Effect of Standardized Handoff Curriculum on Improved Clinician Preparedness in the Intensive Care Unit
Question: Does the UW-IPASS standardized handoff affect clinician communication in the intensive care unit?
Findings: In this single-institution cluster randomized stepped-wedge clinical trial, the use of a standardized handoff curriculum resulted in a significant 3% decrease in communication errors, without any change in the duration of the handoff. Seventy-three percent of clinicians reported that participation in the curriculum improved team communication and patient safety.
Meaning: The IPASS-based transitions of care represent an important step forward in communication standardization efforts and may help reduce clinician communication errors and omissions.
Importance: Clinician miscommunication contributes to an estimated 250 000 deaths in US hospitals per year. Efforts to standardize handoff communication may reduce errors and improve patient safety.
Objective: To determine the effect of a standardized handoff curriculum, UW-IPASS, on interclinician communication and patient outcomes.
Design, Setting, and Participants: This cluster randomized stepped-wedge randomized clinical trial was conducted from October 2015 to May 2016 at 8 medical and surgical intensive care units at 2 hospital systems within an academic tertiary referral center. Participants included residents, fellows, advance-practice clinicians, and attending physicians (n = 106 clinicians, with 1488 handoff events over 8 months) and data were collected from daily text message–based surveys and patient medical records.

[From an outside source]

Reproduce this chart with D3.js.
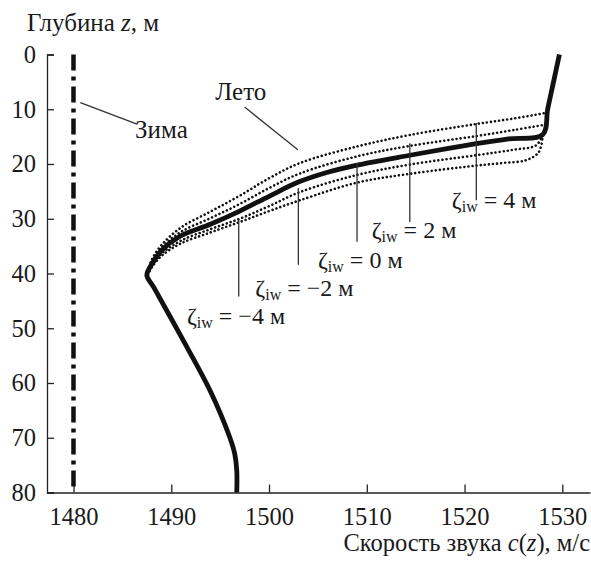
<!DOCTYPE html>
<html>
<head>
<meta charset="utf-8">
<script src="https://cdn.jsdelivr.net/npm/d3@7"></script>
<style>
  body { margin: 0; background: #fff; }
</style>
</head>
<body>
<div id="chart"></div>
<script>
// Профили скорости звука: [c, z]
const winterC = 1480;
const depthTicks = [0, 10, 20, 30, 40, 50, 60, 70, 80];
const speedTicks = [1480, 1490, 1500, 1510, 1520, 1530];

// Лето, zeta_iw = 0 (жирная линия)
const summer0 = [
  [1529.7, 0], [1529.1, 5], [1528.5, 10], [1528.0, 14.6], [1524.5, 15.4],
  [1521.2, 16.3], [1518.5, 17.1], [1514.4, 18.4], [1509.0, 20.2], [1506.0, 21.5],
  [1503.0, 23.3], [1500.0, 25.9], [1497.0, 28.6], [1494.0, 31.0], [1490.9, 33.2],
  [1489.0, 35.8], [1488.0, 38.3], [1487.5, 40.3], [1488.2, 42.5], [1491.0, 51.5],
  [1494.0, 61.5], [1496.0, 70.0], [1496.5, 73.0], [1496.7, 76.0], [1496.7, 80.0]
];
// пунктирные профили для других zeta_iw
const summerP4 = [
  [1528.5, 10.6], [1525.0, 11.7], [1521.2, 12.7], [1514.4, 14.7], [1509.0, 16.8],
  [1503.2, 19.8], [1500.0, 22.6], [1497.0, 25.8], [1494.0, 28.7], [1491.0, 31.6],
  [1489.0, 34.8], [1488.0, 37.5], [1487.6, 39.5]
];
const summerP2 = [
  [1528.3, 12.8], [1525.0, 13.8], [1521.2, 14.9], [1514.4, 16.7], [1509.0, 18.6],
  [1503.2, 21.7], [1500.0, 24.4], [1497.0, 27.3], [1494.0, 29.9], [1491.0, 32.4],
  [1489.0, 35.3], [1488.0, 37.9], [1487.6, 39.8]
];
const summerM2 = [
  [1528.0, 14.8], [1527.3, 16.6], [1525.0, 17.4], [1521.2, 18.4], [1514.4, 20.1],
  [1509.0, 22.0], [1503.2, 25.1], [1500.0, 27.7], [1497.0, 30.0], [1494.0, 31.9],
  [1491.0, 34.0], [1489.0, 36.4], [1488.0, 38.7], [1487.6, 40.2]
];
const summerM4 = [
  [1528.0, 14.8], [1527.6, 17.8], [1526.3, 19.3], [1524.0, 19.8], [1521.2, 20.3],
  [1514.4, 21.8], [1509.0, 23.4], [1503.2, 26.6], [1500.0, 28.6], [1497.0, 30.6],
  [1494.0, 32.5], [1491.0, 34.5], [1489.0, 36.8], [1488.0, 38.9], [1487.6, 40.3]
];

// подписи zeta_iw: значение, линия-выноска (c, z1, z2), начало текста (c, z)
const zetaLabels = [
  { val: "4",  leadC: 1521.2, z1: 12.5, z2: 26.6, textC: 1518.7, textZ: 28.0 },
  { val: "2",  leadC: 1514.4, z1: 16.2, z2: 30.6, textC: 1510.5, textZ: 33.6 },
  { val: "0",  leadC: 1509.0, z1: 19.8, z2: 34.2, textC: 1505.0, textZ: 39.0 },
  { val: "−2", leadC: 1503.0, z1: 24.4, z2: 38.4, textC: 1498.6, textZ: 44.2 },
  { val: "−4", leadC: 1496.9, z1: 30.2, z2: 44.2, textC: 1491.6, textZ: 49.3 }
];

const FONT = '"Times New Roman", "Liberation Serif", serif';
const width = 591;
const height = 563;

const svg = d3.select("#chart")
  .append("svg")
  .attr("width", width)
  .attr("height", height)
  .attr("font-family", FONT);

const x = d3.scaleLinear().domain([1477.29, 1532.83]).range([47, 590]);
const y = d3.scaleLinear().domain([0, 80]).range([54.5, 492.5]);

// оси
const yAxis = svg.append("g")
  .attr("transform", `translate(${x.range()[0]},0)`)
  .call(d3.axisLeft(y).tickValues(depthTicks).tickSize(-7).tickSizeOuter(-7).tickPadding(11));

const xAxis = svg.append("g")
  .attr("transform", `translate(0,${y.range()[1]})`)
  .call(d3.axisBottom(x).tickValues(speedTicks).tickFormat(d3.format("d")).tickSize(-8).tickSizeOuter(0).tickPadding(15));

[yAxis, xAxis].forEach((g) => {
  g.attr("font-family", FONT).attr("font-size", 24.5);
  g.selectAll("path, line").attr("stroke", "#222").attr("stroke-width", 1.3);
  g.selectAll("text").attr("fill", "#1a1a1a");
});

// Зима
svg.append("line")
  .attr("x1", x(winterC)).attr("x2", x(winterC))
  .attr("y1", y(0)).attr("y2", y(80))
  .attr("stroke", "#111")
  .attr("stroke-width", 4.5)
  .attr("stroke-dasharray", "16,6,4,6");

const line = d3.line()
  .x((d) => x(d[0]))
  .y((d) => y(d[1]))
  .curve(d3.curveCatmullRom.alpha(0.5));

// пунктирные профили
[summerP4, summerP2, summerM2, summerM4].forEach((data) => {
  svg.append("path")
    .datum(data)
    .attr("fill", "none")
    .attr("stroke", "#111")
    .attr("stroke-width", 2.6)
    .attr("stroke-linecap", "round")
    .attr("stroke-dasharray", "0.01,4.1")
    .attr("d", line);
});

// основной летний профиль
svg.append("path")
  .datum(summer0)
  .attr("fill", "none")
  .attr("stroke", "#111")
  .attr("stroke-width", 4.8)
  .attr("stroke-linejoin", "round")
  .attr("d", line);

// выноски
function leader(c1, z1, c2, z2) {
  svg.append("line")
    .attr("x1", x(c1)).attr("y1", y(z1))
    .attr("x2", x(c2)).attr("y2", y(z2))
    .attr("stroke", "#333")
    .attr("stroke-width", 1.3);
}

function label(c, z, txt, size) {
  return svg.append("text")
    .attr("x", x(c)).attr("y", y(z))
    .attr("font-size", size)
    .attr("fill", "#1a1a1a")
    .text(txt);
}

leader(1480.7, 8.8, 1486.5, 12.7);
label(1486.3, 15.25, "Зима", 25);

leader(1497.5, 9.6, 1502.95, 17.4);
label(1494.5, 8.3, "Лето", 25);

zetaLabels.forEach((d) => {
  leader(d.leadC, d.z1, d.leadC, d.z2);
  const t = label(d.textC, d.textZ, null, 24);
  t.append("tspan").text("ζ");
  t.append("tspan").attr("dy", 4).attr("font-size", 16).text("iw");
  t.append("tspan").attr("dy", -4).text(` = ${d.val} м`);
});

// подписи осей
const yTitle = svg.append("text")
  .attr("x", 27).attr("y", y(0) - 23.5)
  .attr("font-size", 25)
  .attr("fill", "#1a1a1a");
yTitle.append("tspan").text("Глубина ");
yTitle.append("tspan").attr("font-style", "italic").text("z");
yTitle.append("tspan").text(", м");

const xTitle = svg.append("text")
  .attr("x", 590).attr("y", 551)
  .attr("text-anchor", "end")
  .attr("font-size", 24.5)
  .attr("fill", "#1a1a1a");
xTitle.append("tspan").text("Скорость звука ");
xTitle.append("tspan").attr("font-style", "italic").text("c");
xTitle.append("tspan").text("(");
xTitle.append("tspan").attr("font-style", "italic").text("z");
xTitle.append("tspan").text("), м/с");
</script>
</body>
</html>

Exposures: The UW-IPASS standardized handoff curriculum
Main Outcomes and Measures: The primary aim was to assess the effect of the UW-IPASS handoff curriculum on perceived adequacy of interclinician communication. Patient days of mechanical ventilation, intensive care unit length of stay, reintubations within 24 hours, and order workflow patterns were also analyzed. Mixed-effects logistic regression was used to compute odds ratios and confidence intervals with adjustment for location, time period, and clinician.
Results A total of 63 residents and advance practice clinicians, 13 fellows, and 30 attending physicians participated in the study. During the control period, clinicians reported being unprepared for their shift because of a poor-quality handoff in 35 of 343 handoffs (10.2%), while UW-IPASS–period residents reported being unprepared in 53 of 740 handoffs (7.2%) (odds ratio, 0.19; 95% CI, 0.03-0.74; P = .03). Compared with the control phase, the perceived duration of handoffs among clinicians using UW-IPASS was unchanged (+5.5 minutes; 95% CI, 0.34-9.39; P = .30). Early morning order entry decreased from 106 per 100 patient-days in the control phase to 78 per 100 patient-days in the intervention period (−28 orders; 95% CI, −55 to −4; P = .04). Overall, UW-IPASS was not associated with any changes in intensive care unit length of stay, duration of mechanical ventilation, or the number of reintubations.
Conclusions and Relevance: The UW-IPASS standardized handoff curriculum was perceived to improve intensive care provider preparedness and workflow. IPASS-based curricula represent an important step forward in communication standardization efforts and may help reduce communication errors and omissions."